§ What this task involves
Copy exactly the lines from the beginning of the data down to and including the line holding "cycle_starts = [0, 195, 390, 585]", without any pictures.

§ Data
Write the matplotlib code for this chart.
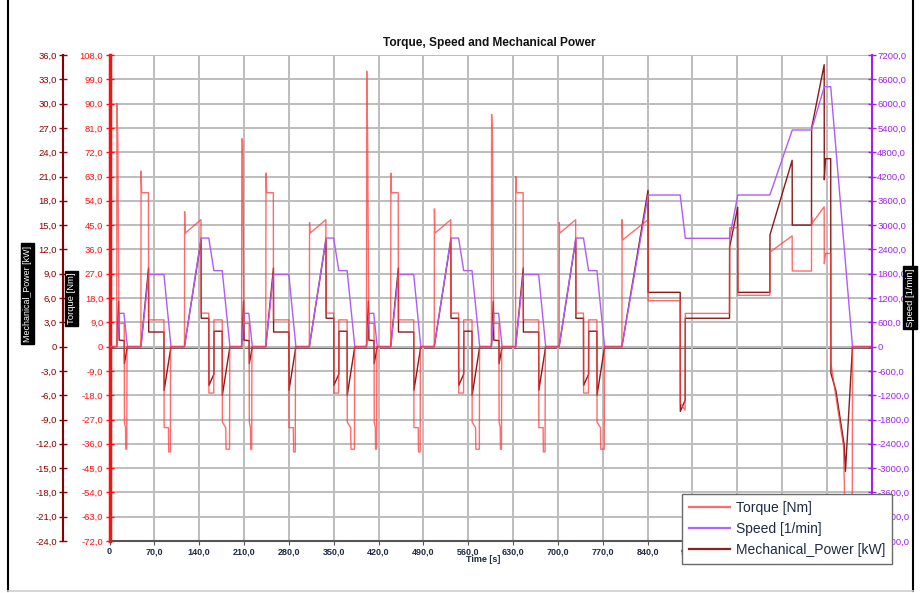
import matplotlib
matplotlib.use('Agg')
import matplotlib.pyplot as plt
from matplotlib.lines import Line2D
from matplotlib.ticker import FixedLocator, FuncFormatter

plt.rcParams['font.family'] = ['Liberation Sans', 'DejaVu Sans']

# ---------------- data ----------------
title = "Torque, Speed and Mechanical Power"
xlabel = "Time [s]"
label_torque = "Torque [Nm]"
label_speed = "Speed [1/min]"
label_power = "Mechanical_Power [kW]"

# urban (ECE) sub-cycle start times [s]
cycle_starts = [0, 195, 390, 585]

# torque knots inside one urban sub-cycle (relative time, s)
ece_torque_t = [0, 11.2, 11.6, 13.0, 14.6, 15.0, 23.0, 23.3, 25.0, 25.4, 27.0, 27.4,
                49.0, 49.3, 50.3, 60.8, 61.0, 85.0, 85.3, 92.0, 92.4, 95.0, 95.4,
                117.0, 117.3, 118.0, 142.8, 143.0, 155.0, 155.2, 162.8, 163.0, 176.0, 176.2,
                181.5, 182.0, 187.4, 187.8, 195.0]
ece_torque_1 = [0, 0, 90, 76, 14, 8.6, 8.6, -28, -30, -38, -38, 0,
                0, 65, 57, 57, 9.9, 9.9, -30, -30, -39, -39, 0,
                0, 50, 42, 47, 12.4, 12.4, -17.2, -17.2, 9.9, 9.9, -28, -30, -38, -38, 0, 0]
ece_torque_2 = [0, 0, 77, 76, 14, 8.6, 8.6, -28, -30, -38, -38, 0,
                0, 64.3, 57, 57, 9.9, 9.9, -30, -30, -39, -39, 0,
                0, 46, 42, 47, 12.4, 12.4, -17.2, -17.2, 9.9, 9.9, -28, -30, -38, -38, 0, 0]
ece_torque_3 = [0, 0, 102, 76, 14, 8.6, 8.6, -28, -30, -38, -38, 0,
                0, 64.2, 57, 57, 9.9, 9.9, -30, -30, -39, -39, 0,
                0, 51, 42, 47, 12.4, 12.4, -17.2, -17.2, 9.9, 9.9, -28, -30, -38, -38, 0, 0]
ece_torque_4 = [0, 0, 86, 76, 14, 8.6, 8.6, -28, -30, -38, -38, 0,
                0, 63, 57, 57, 9.9, 9.9, -30, -30, -39, -39, 0,
                0, 46, 42, 47, 12.4, 12.4, -17.2, -17.2, 9.9, 9.9, -28, -30, -38, -38, 0, 0]

ece_power_t = [0, 11.2, 12.0, 14.2, 15.0, 23.0, 23.3, 28.0,
               49.0, 61.0, 61.2, 85.0, 85.3, 96.0,
               117.0, 143.0, 143.2, 155.0, 155.2, 163.0, 163.2, 176.0, 176.2, 188.0, 195.0]
ece_power_1 = [0, 0, 1.0, 5.6, 0.8, 0.74, -2.1, 0,
               0, 9.7, 1.8, 1.8, -5.4, 0,
               0, 13.2, 3.5, 3.5, -4.8, -3.4, 1.9, 1.9, -6.0, 0, 0]
ece_power_2 = [0, 0, 1.0, 5.6, 0.8, 0.74, -2.1, 0,
               0, 9.7, 1.8, 1.8, -5.4, 0,
               0, 13.2, 3.5, 3.5, -4.8, -3.4, 1.9, 1.9, -6.0, 0, 0]
ece_power_3 = [0, 0, 1.0, 5.6, 0.8, 0.74, -2.1, 0,
               0, 9.7, 1.8, 1.8, -5.4, 0,
               0, 13.2, 3.5, 3.5, -4.8, -3.4, 1.9, 1.9, -6.0, 0, 0]
ece_power_4 = [0, 0, 1.0, 5.6, 0.8, 0.74, -2.1, 0,
               0, 9.7, 1.8, 1.8, -5.4, 0,
               0, 13.2, 3.5, 3.5, -4.8, -3.4, 1.9, 1.9, -6.0, 0, 0]

ece_speed_t = [0, 11.2, 15.0, 22.5, 28.0, 49.0, 61.0, 85.0, 96.0,
               117.0, 143.0, 155.0, 163.0, 176.0, 188.0, 195.0]
ece_speed_1 = [0, 0, 822, 822, 0, 0, 1780, 1780, 0, 0, 2680, 2680, 1876, 1876, 0, 0]
ece_speed_2 = [0, 0, 822, 822, 0, 0, 1780, 1780, 0, 0, 2680, 2680, 1876, 1876, 0, 0]
ece_speed_3 = [0, 0, 822, 822, 0, 0, 1780, 1780, 0, 0, 2680, 2680, 1876, 1876, 0, 0]
ece_speed_4 = [0, 0, 822, 822, 0, 0, 1780, 1780, 0, 0, 2680, 2680, 1876, 1876, 0, 0]

# extra-urban part (absolute time, s)
eudc_torque_t = [780, 800, 800.3, 801, 840.8, 841, 891, 891.2, 898.6, 899,
                 968, 968.2, 980.8, 981, 1031, 1031.2, 1065.8, 1066,
                 1096, 1096.2, 1097, 1115.8, 1116, 1118, 1126, 1126.3,
                 1131, 1146, 1149, 1151, 1159.6, 1160, 1190]
eudc_torque = [0, 0, 47, 39.5, 47, 17, 17, -21, -23.5, 12.3,
               12.3, 44, 44, 19, 19, 35, 41, 28,
               28, 48, 45.7, 51.8, 30.7, 34.5, 34.5, -6,
               -13.6, -37, -69, -80, -80, 0, 0]
eudc_power_t = [780, 800, 840.8, 841, 891, 891.2, 898.8, 899, 968, 968.2,
                980.8, 981, 1031, 1031.2, 1065.8, 1066, 1096, 1096.2,
                1115.8, 1116, 1118, 1126, 1126.3, 1134, 1147, 1149, 1160, 1190]
eudc_power = [0, 0, 19.3, 6.7, 6.7, -8.0, -6.6, 3.5, 3.5, 12.3,
              17.2, 6.7, 6.7, 13.8, 23.0, 15.0, 15.0, 27.0,
              34.8, 20.6, 23.2, 23.2, -3.3, -5.4, -12.1, -15.4, 0, 0]
eudc_speed_t = [780, 800, 841, 891, 899, 968, 981, 1031, 1066, 1096, 1116, 1126, 1160, 1190]
eudc_speed = [0, 0, 3743, 3743, 2674, 2674, 3743, 3743, 5348, 5348, 6417, 6417, 0, 0]

x_ticks = [0, 70, 140, 210, 280, 350, 420, 490, 560, 630, 700, 770, 840, 910, 980, 1050, 1120]
x_hidden = [980, 1050, 1120]   # labels fully covered by the legend in the reference
torque_ticks = [-72, -63, -54, -45, -36, -27, -18, -9, 0, 9, 18, 27, 36, 45, 54, 63, 72, 81, 90, 99, 108]
power_ticks = [-24, -21, -18, -15, -12, -9, -6, -3, 0, 3, 6, 9, 12, 15, 18, 21, 24, 27, 30, 33, 36]
speed_ticks = [-4800, -4200, -3600, -3000, -2400, -1800, -1200, -600, 0, 600, 1200, 1800,
               2400, 3000, 3600, 4200, 4800, 5400, 6000, 6600, 7200]


def build(rel_t, per_cycle, tail_t, tail_v):
    ts, vs = [], []
    for start, vals in zip(cycle_starts, per_cycle):
        ts += [start + t for t in rel_t]
        vs += list(vals)
    return ts + list(tail_t), vs + list(tail_v)


tq_t, tq_v = build(ece_torque_t, [ece_torque_1, ece_torque_2, ece_torque_3, ece_torque_4],
                   eudc_torque_t, eudc_torque)
pw_t, pw_v = build(ece_power_t, [ece_power_1, ece_power_2, ece_power_3, ece_power_4],
                   eudc_power_t, eudc_power)
sp_t, sp_v = build(ece_speed_t, [ece_speed_1, ece_speed_2, ece_speed_3, ece_speed_4],
                   eudc_speed_t, eudc_speed)

# ---------------- style ----------------
W, H = 921, 593
c_torque = '#ff3b3b'
c_power = '#8b1a1a'
c_speed = '#b05cf5'
c_torque_ax = '#ff1010'
c_power_ax = '#8b0000'
c_speed_ax = '#a020f0'
c_text = '#1f2a44'


def fmt(v, pos=None):
    if abs(v) < 1e-9:
        return '0'
    return ('%.1f' % v).replace('.', ',')


def fmt_x(v, pos=None):
    if any(abs(v - h) < 1e-9 for h in x_hidden):
        return ''
    return fmt(v)


fig = plt.figure(figsize=(W / 100, H / 100), dpi=100)
fig.patch.set_facecolor('white')
L, R, T, B = 109.5, 871.7, 55.0, 541.0
ax = fig.add_axes([L / W, 1 - B / H, (R - L) / W, (B - T) / H])
ax_p = ax.twinx()
ax_s = ax.twinx()
ax.set_zorder(1)
ax_p.set_zorder(2)
ax_s.set_zorder(3)
for a in (ax_p, ax_s):
    a.patch.set_visible(False)

ax.set_xlim(0, 1190)
ax.set_ylim(-72, 108)
ax_p.set_ylim(-24, 36)
ax_s.set_ylim(-4800, 7200)

# grid
ax.xaxis.set_major_locator(FixedLocator(x_ticks))
ax.yaxis.set_major_locator(FixedLocator(torque_ticks))
ax.grid(True, color='#bdbdbd', lw=1.4)
ax.axhline(0, color='#555555', lw=2.0, zorder=1.5)

# lines
ax_s.plot(sp_t, sp_v, color=c_speed, lw=1.0)
ax_p.plot(pw_t, pw_v, color=c_power, lw=1.0)
ax_s.plot(tq_t, [v * 7200 / 108 for v in tq_v], color=c_torque, lw=1.0, alpha=0.75)

# spines
for a in (ax, ax_p, ax_s):
    for s in a.spines.values():
        s.set_visible(False)
ax.spines['left'].set_visible(True)
ax.spines['left'].set_color(c_torque_ax)
ax.spines['left'].set_linewidth(2.5)
ax.spines['bottom'].set_visible(True)
ax.spines['bottom'].set_color('#555555')
ax.spines['bottom'].set_linewidth(1.5)

ax_p.yaxis.set_ticks_position('left')
ax_p.yaxis.set_label_position('left')
ax_p.spines['left'].set_visible(True)
ax_p.spines['left'].set_position(('axes', -(L - 63.0) / (R - L)))
ax_p.spines['left'].set_color(c_power_ax)
ax_p.spines['left'].set_linewidth(1.5)

ax_s.spines['right'].set_visible(True)
ax_s.spines['right'].set_color(c_speed_ax)
ax_s.spines['right'].set_linewidth(1.5)

# ticks
ax.xaxis.set_major_formatter(FuncFormatter(fmt_x))
ax.yaxis.set_major_formatter(FuncFormatter(fmt))
ax.tick_params(axis='x', direction='out', length=3, color='#555555', labelsize=6.5,
               labelcolor=c_text, pad=1.5)
ax.tick_params(axis='y', direction='inout', length=6, width=1, color=c_torque_ax,
               labelsize=6.8, labelcolor=c_torque_ax, pad=1.5)
for lab in ax.get_xticklabels():
    lab.set_fontweight('bold')

ax_p.yaxis.set_major_locator(FixedLocator(power_ticks))
ax_p.yaxis.set_major_formatter(FuncFormatter(fmt))
ax_p.tick_params(axis='y', direction='inout', length=6, width=1, color=c_power_ax,
                 labelsize=6.8, labelcolor=c_power_ax, pad=1.5)

ax_s.yaxis.set_major_locator(FixedLocator(speed_ticks))
ax_s.yaxis.set_major_formatter(FuncFormatter(fmt))
ax_s.tick_params(axis='y', direction='inout', length=6, width=1, color=c_speed_ax,
                 labelsize=6.8, labelcolor=c_speed_ax, pad=1.0)

# texts
fig.text(489 / W, 1 - 43 / H, title, ha='center', va='center', fontsize=8.6,
         fontweight='bold', color='#111111')
fig.text(483 / W, 1 - 560 / H, xlabel, ha='center', va='center', fontsize=6.5,
         fontweight='bold', color=c_text)
box = dict(facecolor='black', edgecolor='black', pad=1.5)
fig.text(27.5 / W, 1 - 293.5 / H, label_power, rotation=90, ha='center', va='center',
         fontsize=6.4, color='white', bbox=box)
fig.text(71.5 / W, 1 - 298.5 / H, label_torque, rotation=90, ha='center', va='center',
         fontsize=6.8, color='white', bbox=box)
fig.text(910 / W, 1 - 297.5 / H, label_speed, rotation=90, ha='center', va='center',
         fontsize=6.8, color='white', bbox=box)

# legend
handles = [Line2D([], [], color='#ff6a6a', lw=1.6),
           Line2D([], [], color='#b366ff', lw=1.6),
           Line2D([], [], color='#8b2020', lw=1.6)]
leg = fig.legend(handles, [label_torque, label_speed, label_power],
                 loc='upper left', bbox_to_anchor=(682 / W, 1 - 494 / H),
                 fontsize=10.0, frameon=True, fancybox=False, shadow=False,
                 handlelength=2.95, handletextpad=0.45, labelspacing=0.5,
                 borderpad=0.5, borderaxespad=0)
leg.get_frame().set_edgecolor('#6a6a6a')
leg.get_frame().set_linewidth(1.0)
leg.get_frame().set_facecolor('white')
leg.get_frame().set_alpha(1)
for t in leg.get_texts():
    t.set_color(c_text)
leg.set_zorder(20)

# outer frame of the page
fig.add_artist(Line2D([7.5 / W, 7.5 / W], [1 - 591 / H, 1.0], transform=fig.transFigure,
                      color='black', lw=1.5))
fig.add_artist(Line2D([912.5 / W, 912.5 / W], [1 - 591 / H, 1.0], transform=fig.transFigure,
                      color='black', lw=1.5))
fig.add_artist(Line2D([7.5 / W, 912.5 / W], [1 - 591 / H, 1 - 591 / H], transform=fig.transFigure,
                      color='#cfcfcf', lw=1.2))

fig.savefig('out.png', dpi=100)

§ Result of this exercise
Write the matplotlib code for this chart.
import matplotlib
matplotlib.use('Agg')
import matplotlib.pyplot as plt
from matplotlib.lines import Line2D
from matplotlib.ticker import FixedLocator, FuncFormatter

plt.rcParams['font.family'] = ['Liberation Sans', 'DejaVu Sans']

# ---------------- data ----------------
title = "Torque, Speed and Mechanical Power"
xlabel = "Time [s]"
label_torque = "Torque [Nm]"
label_speed = "Speed [1/min]"
label_power = "Mechanical_Power [kW]"

# urban (ECE) sub-cycle start times [s]
cycle_starts = [0, 195, 390, 585]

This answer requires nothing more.